**YOUR TASK**
Lines from the one containing "What Altair code" to the one containing "import pandas as pd", both lines included, are to be extracted exactly from the data below; pictures are excluded.

**RAW DATA**
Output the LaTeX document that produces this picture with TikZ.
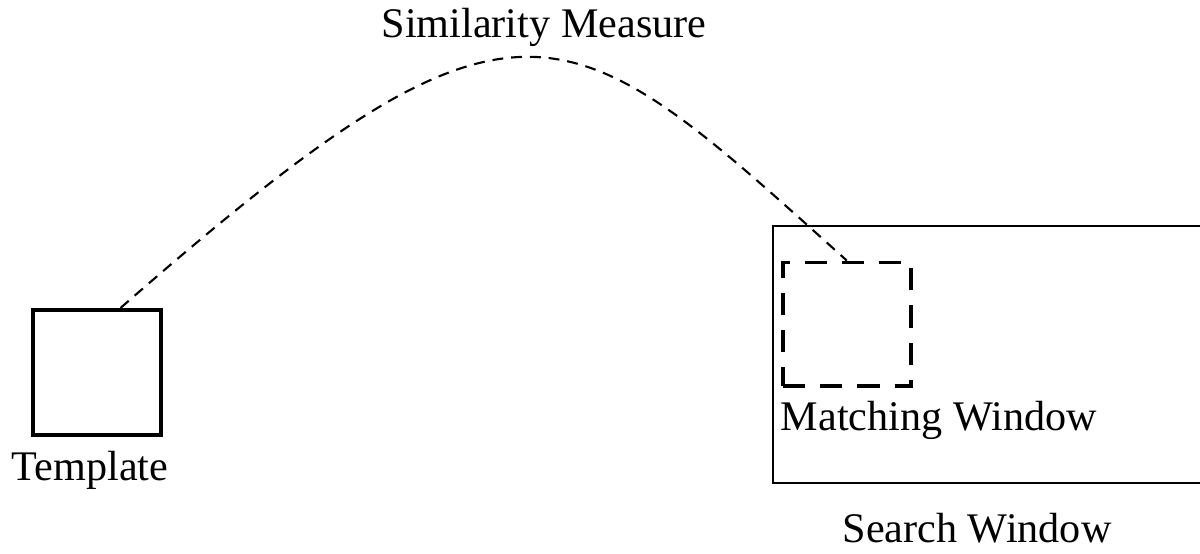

--

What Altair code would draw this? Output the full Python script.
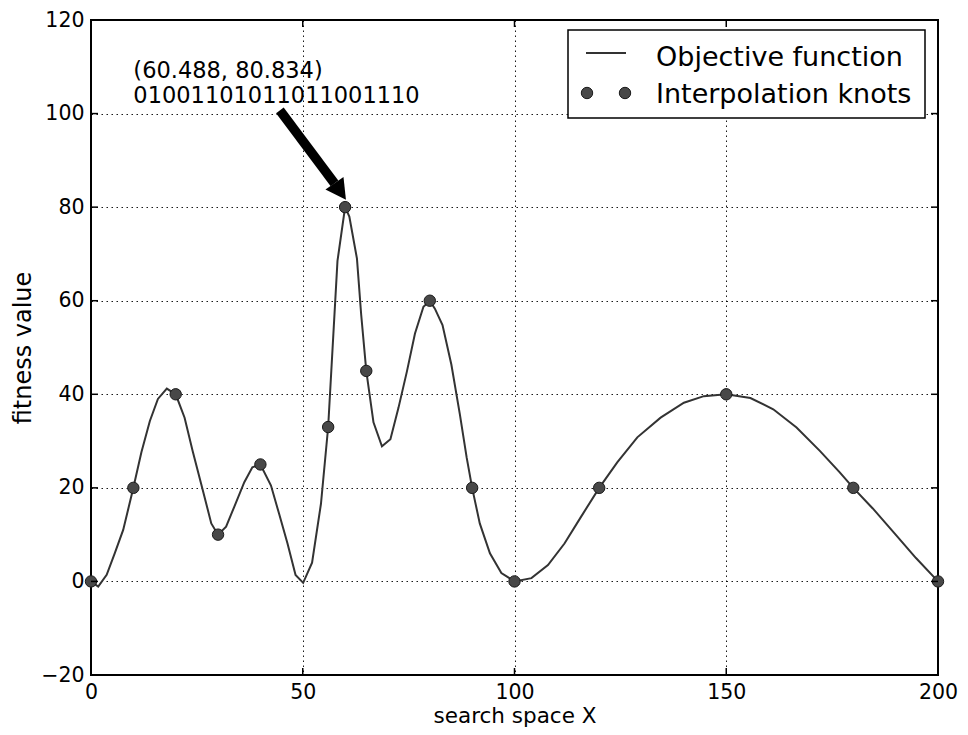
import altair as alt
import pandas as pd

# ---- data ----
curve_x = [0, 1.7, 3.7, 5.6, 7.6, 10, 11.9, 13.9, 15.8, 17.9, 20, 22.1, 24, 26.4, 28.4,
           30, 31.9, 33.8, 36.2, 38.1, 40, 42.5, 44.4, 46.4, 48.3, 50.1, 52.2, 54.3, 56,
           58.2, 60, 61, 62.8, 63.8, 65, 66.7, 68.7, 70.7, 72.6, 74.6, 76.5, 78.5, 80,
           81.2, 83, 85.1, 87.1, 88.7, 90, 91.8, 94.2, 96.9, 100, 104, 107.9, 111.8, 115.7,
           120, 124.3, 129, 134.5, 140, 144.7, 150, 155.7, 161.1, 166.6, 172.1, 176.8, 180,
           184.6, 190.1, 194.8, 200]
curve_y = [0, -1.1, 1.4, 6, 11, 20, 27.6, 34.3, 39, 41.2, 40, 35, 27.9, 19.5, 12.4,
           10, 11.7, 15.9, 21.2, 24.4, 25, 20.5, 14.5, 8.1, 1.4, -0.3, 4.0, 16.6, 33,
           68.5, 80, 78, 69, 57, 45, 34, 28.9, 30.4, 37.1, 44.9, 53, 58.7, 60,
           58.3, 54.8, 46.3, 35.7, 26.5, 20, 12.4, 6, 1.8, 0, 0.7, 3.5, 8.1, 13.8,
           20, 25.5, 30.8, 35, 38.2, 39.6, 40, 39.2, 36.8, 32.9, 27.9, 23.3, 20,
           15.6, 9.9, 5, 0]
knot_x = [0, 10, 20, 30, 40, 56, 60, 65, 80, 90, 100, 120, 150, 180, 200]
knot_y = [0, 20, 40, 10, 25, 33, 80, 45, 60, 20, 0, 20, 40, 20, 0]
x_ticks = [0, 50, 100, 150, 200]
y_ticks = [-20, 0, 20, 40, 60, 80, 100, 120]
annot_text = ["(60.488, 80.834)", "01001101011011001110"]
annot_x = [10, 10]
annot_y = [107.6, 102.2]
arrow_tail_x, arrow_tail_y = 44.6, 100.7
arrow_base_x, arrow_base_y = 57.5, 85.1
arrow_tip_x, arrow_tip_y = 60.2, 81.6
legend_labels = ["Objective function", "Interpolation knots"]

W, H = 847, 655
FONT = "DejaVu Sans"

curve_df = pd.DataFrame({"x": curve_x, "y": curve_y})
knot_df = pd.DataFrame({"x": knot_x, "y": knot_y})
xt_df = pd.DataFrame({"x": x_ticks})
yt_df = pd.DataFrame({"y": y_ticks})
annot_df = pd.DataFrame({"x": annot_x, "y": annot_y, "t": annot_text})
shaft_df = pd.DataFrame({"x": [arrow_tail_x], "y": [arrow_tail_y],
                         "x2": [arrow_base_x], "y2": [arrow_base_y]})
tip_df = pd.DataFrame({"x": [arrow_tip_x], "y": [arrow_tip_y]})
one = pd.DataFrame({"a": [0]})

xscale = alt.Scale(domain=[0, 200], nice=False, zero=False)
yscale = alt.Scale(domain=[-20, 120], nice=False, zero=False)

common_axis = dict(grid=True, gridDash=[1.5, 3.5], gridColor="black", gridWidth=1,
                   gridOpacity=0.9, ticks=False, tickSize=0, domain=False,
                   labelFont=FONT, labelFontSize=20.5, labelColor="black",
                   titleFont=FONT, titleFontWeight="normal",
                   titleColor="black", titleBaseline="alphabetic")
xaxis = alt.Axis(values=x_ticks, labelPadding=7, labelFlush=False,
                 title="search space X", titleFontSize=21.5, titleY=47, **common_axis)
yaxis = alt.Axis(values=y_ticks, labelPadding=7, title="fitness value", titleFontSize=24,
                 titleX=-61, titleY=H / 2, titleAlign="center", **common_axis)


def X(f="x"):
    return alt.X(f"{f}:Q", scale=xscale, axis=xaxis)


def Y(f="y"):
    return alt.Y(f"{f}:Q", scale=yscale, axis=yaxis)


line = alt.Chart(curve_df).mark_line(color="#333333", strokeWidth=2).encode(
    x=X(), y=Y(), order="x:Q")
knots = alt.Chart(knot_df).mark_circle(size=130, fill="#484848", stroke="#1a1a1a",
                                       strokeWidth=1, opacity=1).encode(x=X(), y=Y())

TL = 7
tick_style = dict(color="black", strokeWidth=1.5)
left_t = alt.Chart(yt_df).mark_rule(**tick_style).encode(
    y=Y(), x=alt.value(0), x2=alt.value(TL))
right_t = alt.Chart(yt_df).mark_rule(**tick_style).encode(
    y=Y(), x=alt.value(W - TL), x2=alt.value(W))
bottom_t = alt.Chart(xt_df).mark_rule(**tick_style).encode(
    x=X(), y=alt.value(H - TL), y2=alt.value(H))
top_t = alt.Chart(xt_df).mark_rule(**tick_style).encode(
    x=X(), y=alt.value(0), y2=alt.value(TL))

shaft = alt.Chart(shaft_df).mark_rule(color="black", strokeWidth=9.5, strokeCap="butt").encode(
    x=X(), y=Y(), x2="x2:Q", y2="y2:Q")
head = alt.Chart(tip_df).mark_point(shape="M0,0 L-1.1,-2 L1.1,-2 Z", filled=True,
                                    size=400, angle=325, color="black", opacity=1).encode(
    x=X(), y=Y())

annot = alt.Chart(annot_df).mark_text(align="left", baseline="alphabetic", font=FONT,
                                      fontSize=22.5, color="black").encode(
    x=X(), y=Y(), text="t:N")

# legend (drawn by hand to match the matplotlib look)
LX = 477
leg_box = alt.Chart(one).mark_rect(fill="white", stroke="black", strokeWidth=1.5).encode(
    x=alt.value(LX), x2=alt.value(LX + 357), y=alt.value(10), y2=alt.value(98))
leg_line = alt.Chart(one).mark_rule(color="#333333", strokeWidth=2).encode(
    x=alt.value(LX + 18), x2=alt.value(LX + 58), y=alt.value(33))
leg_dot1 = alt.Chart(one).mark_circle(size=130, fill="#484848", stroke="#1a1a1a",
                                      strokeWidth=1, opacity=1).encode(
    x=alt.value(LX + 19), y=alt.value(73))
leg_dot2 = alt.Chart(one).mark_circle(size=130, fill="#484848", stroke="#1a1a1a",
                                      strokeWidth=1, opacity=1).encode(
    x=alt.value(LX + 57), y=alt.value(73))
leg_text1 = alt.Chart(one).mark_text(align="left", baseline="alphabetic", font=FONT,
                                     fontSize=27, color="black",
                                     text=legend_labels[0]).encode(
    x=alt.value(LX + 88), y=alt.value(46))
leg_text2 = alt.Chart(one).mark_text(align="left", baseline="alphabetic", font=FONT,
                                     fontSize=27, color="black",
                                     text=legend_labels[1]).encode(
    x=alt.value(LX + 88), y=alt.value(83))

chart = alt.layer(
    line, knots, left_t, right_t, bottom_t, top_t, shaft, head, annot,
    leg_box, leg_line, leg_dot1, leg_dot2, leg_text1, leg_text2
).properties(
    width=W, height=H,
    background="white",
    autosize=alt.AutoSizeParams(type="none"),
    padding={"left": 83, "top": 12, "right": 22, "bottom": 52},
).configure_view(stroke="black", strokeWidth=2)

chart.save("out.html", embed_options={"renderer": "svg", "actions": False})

* * *

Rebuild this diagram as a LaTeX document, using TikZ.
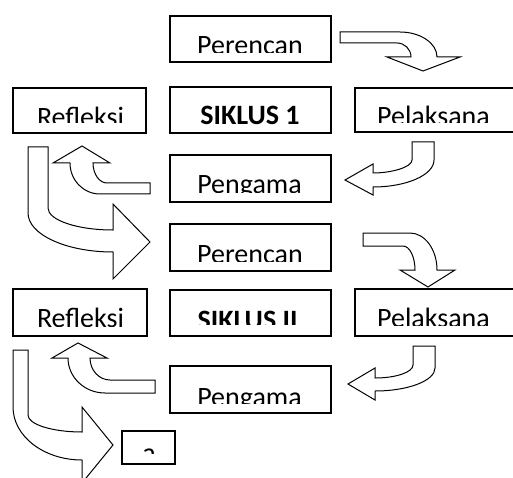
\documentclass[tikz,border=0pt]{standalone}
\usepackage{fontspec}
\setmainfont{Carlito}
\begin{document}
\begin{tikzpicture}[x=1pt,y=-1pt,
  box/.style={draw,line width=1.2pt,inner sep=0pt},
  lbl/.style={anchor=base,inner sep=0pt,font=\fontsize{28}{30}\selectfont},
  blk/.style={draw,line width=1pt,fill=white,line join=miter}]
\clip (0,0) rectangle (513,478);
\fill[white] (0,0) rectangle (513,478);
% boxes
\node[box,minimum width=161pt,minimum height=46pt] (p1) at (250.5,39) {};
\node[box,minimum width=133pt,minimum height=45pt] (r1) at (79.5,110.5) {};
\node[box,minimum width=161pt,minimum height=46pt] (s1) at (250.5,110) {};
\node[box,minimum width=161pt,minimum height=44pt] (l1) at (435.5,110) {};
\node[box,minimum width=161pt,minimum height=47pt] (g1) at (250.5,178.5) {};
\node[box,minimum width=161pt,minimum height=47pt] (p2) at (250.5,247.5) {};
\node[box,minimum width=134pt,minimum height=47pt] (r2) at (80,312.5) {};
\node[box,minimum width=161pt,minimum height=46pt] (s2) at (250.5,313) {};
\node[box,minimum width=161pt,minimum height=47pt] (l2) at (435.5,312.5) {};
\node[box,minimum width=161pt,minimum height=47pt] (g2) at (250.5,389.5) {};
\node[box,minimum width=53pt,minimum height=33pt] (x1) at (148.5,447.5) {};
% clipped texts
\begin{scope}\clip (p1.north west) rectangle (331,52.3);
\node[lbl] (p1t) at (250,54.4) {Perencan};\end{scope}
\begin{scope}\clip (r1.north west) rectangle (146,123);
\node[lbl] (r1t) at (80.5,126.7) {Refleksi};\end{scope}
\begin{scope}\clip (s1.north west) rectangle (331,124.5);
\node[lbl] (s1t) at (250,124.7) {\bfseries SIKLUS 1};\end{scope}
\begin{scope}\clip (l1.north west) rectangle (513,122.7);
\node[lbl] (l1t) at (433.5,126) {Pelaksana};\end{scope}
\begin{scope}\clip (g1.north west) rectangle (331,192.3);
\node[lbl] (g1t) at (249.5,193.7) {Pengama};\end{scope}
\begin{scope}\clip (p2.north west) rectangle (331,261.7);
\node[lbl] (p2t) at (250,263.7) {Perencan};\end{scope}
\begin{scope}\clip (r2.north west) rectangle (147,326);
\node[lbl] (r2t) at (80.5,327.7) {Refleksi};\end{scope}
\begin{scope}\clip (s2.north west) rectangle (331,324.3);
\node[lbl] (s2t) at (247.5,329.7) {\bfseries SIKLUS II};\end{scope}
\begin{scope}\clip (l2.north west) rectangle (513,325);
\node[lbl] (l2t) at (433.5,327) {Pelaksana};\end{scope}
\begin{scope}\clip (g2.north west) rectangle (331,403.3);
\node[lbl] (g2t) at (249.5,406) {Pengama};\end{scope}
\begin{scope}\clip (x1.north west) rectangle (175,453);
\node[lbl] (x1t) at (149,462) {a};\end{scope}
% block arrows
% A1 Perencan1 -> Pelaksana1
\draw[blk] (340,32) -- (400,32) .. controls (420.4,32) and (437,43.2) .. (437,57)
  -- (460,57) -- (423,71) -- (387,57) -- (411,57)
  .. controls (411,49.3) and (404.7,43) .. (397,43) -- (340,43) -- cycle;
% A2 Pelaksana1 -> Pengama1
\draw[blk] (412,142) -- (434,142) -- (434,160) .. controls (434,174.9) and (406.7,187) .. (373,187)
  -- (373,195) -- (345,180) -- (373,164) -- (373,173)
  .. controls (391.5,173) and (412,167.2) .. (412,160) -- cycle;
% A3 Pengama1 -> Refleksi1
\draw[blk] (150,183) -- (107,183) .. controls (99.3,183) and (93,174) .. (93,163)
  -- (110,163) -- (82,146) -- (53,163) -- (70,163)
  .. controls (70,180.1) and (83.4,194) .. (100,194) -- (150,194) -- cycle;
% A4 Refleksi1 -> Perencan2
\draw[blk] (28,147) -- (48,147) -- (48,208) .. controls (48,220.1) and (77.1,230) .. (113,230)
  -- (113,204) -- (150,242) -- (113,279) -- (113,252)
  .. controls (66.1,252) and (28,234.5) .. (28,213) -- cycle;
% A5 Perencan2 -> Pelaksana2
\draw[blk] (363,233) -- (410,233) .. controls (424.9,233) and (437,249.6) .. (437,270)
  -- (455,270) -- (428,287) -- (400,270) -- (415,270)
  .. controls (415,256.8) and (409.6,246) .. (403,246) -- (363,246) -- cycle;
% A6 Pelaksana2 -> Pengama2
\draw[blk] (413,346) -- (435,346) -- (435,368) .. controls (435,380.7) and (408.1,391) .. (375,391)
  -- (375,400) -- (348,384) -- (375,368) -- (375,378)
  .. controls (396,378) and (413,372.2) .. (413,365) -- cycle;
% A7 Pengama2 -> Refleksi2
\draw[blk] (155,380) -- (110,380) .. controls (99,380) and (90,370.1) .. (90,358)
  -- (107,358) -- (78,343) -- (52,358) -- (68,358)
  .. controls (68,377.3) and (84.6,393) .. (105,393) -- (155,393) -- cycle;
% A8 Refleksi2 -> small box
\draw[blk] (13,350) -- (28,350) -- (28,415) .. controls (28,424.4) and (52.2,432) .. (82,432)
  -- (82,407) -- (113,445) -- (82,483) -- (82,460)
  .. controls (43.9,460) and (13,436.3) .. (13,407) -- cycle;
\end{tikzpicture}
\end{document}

**RESPONSE**
What Altair code would draw this? Output the full Python script.
import altair as alt
import pandas as pd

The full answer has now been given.